> DIRECTIONS FOR THIS TASK
Which lines come from the start of the records through the line that holds "0.165, 0.18, 0.175, 0.14, 0.14, 0.15]"? Write them out word for word.

*** RECORDS SHOWN

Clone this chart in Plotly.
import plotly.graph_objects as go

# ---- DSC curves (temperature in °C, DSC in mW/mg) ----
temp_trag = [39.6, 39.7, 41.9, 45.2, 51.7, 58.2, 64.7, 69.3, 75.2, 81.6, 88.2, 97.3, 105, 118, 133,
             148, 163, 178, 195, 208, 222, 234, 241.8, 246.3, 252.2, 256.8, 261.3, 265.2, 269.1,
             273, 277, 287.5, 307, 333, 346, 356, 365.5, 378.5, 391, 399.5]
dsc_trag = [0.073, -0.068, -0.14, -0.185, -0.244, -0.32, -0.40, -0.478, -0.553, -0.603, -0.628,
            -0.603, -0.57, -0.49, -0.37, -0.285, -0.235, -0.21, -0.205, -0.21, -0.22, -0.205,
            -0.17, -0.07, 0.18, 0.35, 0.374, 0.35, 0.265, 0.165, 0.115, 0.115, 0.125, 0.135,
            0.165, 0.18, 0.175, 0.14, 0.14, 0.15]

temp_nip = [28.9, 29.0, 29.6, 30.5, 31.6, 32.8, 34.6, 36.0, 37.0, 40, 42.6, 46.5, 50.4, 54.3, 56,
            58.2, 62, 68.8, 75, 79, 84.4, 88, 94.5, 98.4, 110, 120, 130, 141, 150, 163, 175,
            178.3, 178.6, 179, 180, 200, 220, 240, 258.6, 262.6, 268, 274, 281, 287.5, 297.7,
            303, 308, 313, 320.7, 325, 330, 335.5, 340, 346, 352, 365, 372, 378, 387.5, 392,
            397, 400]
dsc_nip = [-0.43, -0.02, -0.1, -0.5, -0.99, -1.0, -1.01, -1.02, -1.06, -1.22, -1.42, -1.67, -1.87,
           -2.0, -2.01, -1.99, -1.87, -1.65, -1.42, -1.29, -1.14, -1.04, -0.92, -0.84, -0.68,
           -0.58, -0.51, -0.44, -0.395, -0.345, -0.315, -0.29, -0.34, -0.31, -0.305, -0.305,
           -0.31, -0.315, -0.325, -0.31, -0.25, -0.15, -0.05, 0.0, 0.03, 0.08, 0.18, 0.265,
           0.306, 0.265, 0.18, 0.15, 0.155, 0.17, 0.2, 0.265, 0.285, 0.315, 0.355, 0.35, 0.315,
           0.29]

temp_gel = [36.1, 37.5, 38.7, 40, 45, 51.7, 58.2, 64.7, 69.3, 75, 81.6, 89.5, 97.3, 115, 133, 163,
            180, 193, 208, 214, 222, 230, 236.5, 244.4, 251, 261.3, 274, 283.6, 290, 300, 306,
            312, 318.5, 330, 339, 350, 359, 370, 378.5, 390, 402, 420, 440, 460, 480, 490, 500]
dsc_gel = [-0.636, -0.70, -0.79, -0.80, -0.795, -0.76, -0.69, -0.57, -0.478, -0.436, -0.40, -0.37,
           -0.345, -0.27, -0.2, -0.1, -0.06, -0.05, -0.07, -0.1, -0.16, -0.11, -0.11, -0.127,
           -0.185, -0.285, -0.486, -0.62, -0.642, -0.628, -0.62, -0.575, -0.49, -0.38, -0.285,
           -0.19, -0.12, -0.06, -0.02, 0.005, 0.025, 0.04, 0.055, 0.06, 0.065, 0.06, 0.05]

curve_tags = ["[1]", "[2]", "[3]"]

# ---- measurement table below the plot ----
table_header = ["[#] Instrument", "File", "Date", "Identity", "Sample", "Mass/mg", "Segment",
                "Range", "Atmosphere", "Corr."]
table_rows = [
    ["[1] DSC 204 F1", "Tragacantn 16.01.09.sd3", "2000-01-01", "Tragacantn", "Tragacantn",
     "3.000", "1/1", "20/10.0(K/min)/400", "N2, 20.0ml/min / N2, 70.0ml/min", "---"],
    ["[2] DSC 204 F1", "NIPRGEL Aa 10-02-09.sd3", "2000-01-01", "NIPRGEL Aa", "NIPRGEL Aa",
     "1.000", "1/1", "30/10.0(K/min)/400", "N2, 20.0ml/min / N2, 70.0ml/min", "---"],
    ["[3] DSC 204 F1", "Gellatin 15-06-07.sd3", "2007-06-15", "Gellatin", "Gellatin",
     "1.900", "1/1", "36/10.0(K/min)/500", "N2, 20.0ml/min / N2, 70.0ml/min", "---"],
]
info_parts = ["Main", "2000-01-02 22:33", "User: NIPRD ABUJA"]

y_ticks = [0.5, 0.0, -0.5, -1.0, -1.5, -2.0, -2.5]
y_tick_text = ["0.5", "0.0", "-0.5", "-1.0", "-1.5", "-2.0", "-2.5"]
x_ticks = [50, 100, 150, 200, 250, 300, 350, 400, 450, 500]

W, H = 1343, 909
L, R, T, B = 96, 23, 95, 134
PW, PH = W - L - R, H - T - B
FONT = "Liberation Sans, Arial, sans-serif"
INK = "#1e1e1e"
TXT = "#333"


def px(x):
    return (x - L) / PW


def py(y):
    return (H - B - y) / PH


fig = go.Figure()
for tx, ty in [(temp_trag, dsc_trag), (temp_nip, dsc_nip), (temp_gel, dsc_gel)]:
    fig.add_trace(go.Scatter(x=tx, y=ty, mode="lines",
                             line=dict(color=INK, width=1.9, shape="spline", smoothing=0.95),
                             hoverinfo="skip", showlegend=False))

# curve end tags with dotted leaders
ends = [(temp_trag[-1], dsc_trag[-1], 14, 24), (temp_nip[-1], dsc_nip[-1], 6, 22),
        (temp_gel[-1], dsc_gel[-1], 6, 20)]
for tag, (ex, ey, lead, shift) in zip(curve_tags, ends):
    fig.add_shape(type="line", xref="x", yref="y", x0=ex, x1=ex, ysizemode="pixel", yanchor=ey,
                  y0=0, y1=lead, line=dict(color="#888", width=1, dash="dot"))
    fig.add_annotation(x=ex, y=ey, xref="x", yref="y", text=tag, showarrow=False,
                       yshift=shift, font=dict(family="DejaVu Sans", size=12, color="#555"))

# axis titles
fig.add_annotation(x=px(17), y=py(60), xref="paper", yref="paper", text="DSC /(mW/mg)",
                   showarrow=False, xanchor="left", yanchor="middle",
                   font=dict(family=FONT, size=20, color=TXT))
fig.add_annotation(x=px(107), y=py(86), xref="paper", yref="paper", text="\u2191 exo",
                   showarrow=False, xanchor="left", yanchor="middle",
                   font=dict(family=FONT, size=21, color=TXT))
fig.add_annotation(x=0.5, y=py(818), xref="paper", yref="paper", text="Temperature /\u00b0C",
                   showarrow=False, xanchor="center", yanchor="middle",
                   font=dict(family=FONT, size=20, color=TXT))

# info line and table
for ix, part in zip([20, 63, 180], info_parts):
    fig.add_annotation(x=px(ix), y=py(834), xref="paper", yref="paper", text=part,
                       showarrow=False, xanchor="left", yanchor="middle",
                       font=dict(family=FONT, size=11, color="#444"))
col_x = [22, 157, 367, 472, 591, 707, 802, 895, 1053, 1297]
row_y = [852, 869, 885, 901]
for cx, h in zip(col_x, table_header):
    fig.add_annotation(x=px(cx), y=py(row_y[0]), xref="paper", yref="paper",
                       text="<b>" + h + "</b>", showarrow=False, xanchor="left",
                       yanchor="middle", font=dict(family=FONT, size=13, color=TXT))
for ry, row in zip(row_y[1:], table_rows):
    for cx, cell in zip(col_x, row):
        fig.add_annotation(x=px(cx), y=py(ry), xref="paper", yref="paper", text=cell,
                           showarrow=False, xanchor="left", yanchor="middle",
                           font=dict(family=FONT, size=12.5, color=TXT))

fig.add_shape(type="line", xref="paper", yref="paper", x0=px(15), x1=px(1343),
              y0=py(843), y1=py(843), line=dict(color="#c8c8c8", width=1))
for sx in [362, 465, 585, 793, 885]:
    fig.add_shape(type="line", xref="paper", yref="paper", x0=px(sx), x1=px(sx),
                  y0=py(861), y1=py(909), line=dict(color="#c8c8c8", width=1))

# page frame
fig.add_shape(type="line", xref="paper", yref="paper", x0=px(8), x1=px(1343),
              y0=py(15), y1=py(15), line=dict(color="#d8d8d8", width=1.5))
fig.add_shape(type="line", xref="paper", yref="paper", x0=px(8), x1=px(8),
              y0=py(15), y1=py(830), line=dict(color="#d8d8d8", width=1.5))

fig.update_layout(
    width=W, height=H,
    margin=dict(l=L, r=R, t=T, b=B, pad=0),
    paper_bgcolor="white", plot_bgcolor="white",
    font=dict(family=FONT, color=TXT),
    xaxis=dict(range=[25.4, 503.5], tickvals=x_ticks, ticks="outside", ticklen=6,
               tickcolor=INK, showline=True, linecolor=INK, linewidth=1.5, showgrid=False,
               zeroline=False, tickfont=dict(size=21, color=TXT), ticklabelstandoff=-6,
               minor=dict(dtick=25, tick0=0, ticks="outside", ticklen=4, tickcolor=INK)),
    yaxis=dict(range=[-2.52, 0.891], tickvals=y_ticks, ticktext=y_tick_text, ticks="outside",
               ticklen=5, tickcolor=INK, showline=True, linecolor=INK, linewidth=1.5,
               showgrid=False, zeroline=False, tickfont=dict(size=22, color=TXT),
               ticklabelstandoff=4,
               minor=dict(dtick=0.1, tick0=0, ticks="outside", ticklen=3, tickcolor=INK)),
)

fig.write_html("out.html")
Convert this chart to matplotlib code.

******

> EXERCISE SOLUTION
Clone this chart in Plotly.
import plotly.graph_objects as go

# ---- DSC curves (temperature in °C, DSC in mW/mg) ----
temp_trag = [39.6, 39.7, 41.9, 45.2, 51.7, 58.2, 64.7, 69.3, 75.2, 81.6, 88.2, 97.3, 105, 118, 133,
             148, 163, 178, 195, 208, 222, 234, 241.8, 246.3, 252.2, 256.8, 261.3, 265.2, 269.1,
             273, 277, 287.5, 307, 333, 346, 356, 365.5, 378.5, 391, 399.5]
dsc_trag = [0.073, -0.068, -0.14, -0.185, -0.244, -0.32, -0.40, -0.478, -0.553, -0.603, -0.628,
            -0.603, -0.57, -0.49, -0.37, -0.285, -0.235, -0.21, -0.205, -0.21, -0.22, -0.205,
            -0.17, -0.07, 0.18, 0.35, 0.374, 0.35, 0.265, 0.165, 0.115, 0.115, 0.125, 0.135,
            0.165, 0.18, 0.175, 0.14, 0.14, 0.15]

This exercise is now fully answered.